1994, also im selben Jahr des Inkrafttretens des Arbeitszeitgesetzes, wurde auch beschlossen, den Buß- und Bettag für die Finanzierung der Pflegeversicherung zu streichen. Das „Bußtagsopfer“ der „kleinen Leute“ in Form von Mehrarbeit hatte keinen nachhaltigen Finanzierungseinfluss. Aber die Idee der Umwandlung von Ruhe- in Werktage lebt nach wie vor fort und sie wird wieder aufgewärmt. Etwa 45 Tagungsteilnehmende waren sich weitgehend einig, dass Errungenschaften im Arbeitszeitrecht nicht ohne erneute Anstrengungen zu halten oder bei hoher gesamtwirtschaftlicher Produktivität auszubauen sind.

Den Mammon nicht besänftigt: Sind neue „Bußtagsopfer“ nötig?
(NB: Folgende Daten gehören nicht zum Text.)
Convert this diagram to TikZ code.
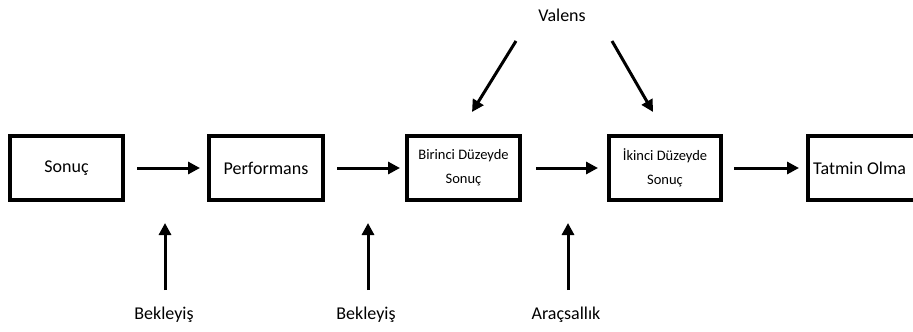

Der Ökonom Guntram Wolff forderte Ende 2023 im Handelsblatt zur Einstimmung auf das Superwahljahr 2024 konkret die Abschaffung weiterer zwei Feiertage, um eine „strukturelle Lücke“ in den Staatsausgaben zu füllen. Die auf sozialer und ökonomischer Betriebsblindheit basierende „Schuldenbremse“ im Grundgesetz ließ er angesichts des nötigen strategischen Wirtschaftswandels nahezu unhinterfragt stehen. Dabei wirkt sie als eine verheerende Investitions- und Handlungsbremse des Staates und ist zugleich der Beschleuniger von privaten Großinteressen auf den „neuen Märkten“ der sozial-ökologischen Transformation.

Mehr Zeitwohlstand: Gelebte Demokratie setzt Lebensperspektiven voraus

Die Atmosphäre auf der 10. Arbeitszeitkonferenz fiel angesichts des zunehmend gegenläufigen Arbeitszeitdiskurses insgesamt kämpferisch aus: Eine Bewältigung der zahlreichen Herausforderungen darf nicht einseitig zu Lasten des arbeitenden Rückgrats der Gesellschaft erfolgen – einschließlich der (familiären) Sorge- und Gemeinschaftsarbeit sowie des ehrenamtlichen Engagements einer zunehmend als sozialpolitische Lückenbüßerin vorgeschobenen Zivilgesellschaft! Wer die Lebensperspektiven dieser Mehrheit dem (Arbeits-)Markt überlässt, erweist der Verteidigung der gelebten Demokratie einen Bärendienst.

Das Jubiläums-Fazit des Studienleiters Frank Fehlberg: Wohlstand heißt nicht primär „Steigerung des Bruttosozialprodukts“. Wohlstand bedeutet, viel Zeit als Mensch für Menschen zu haben.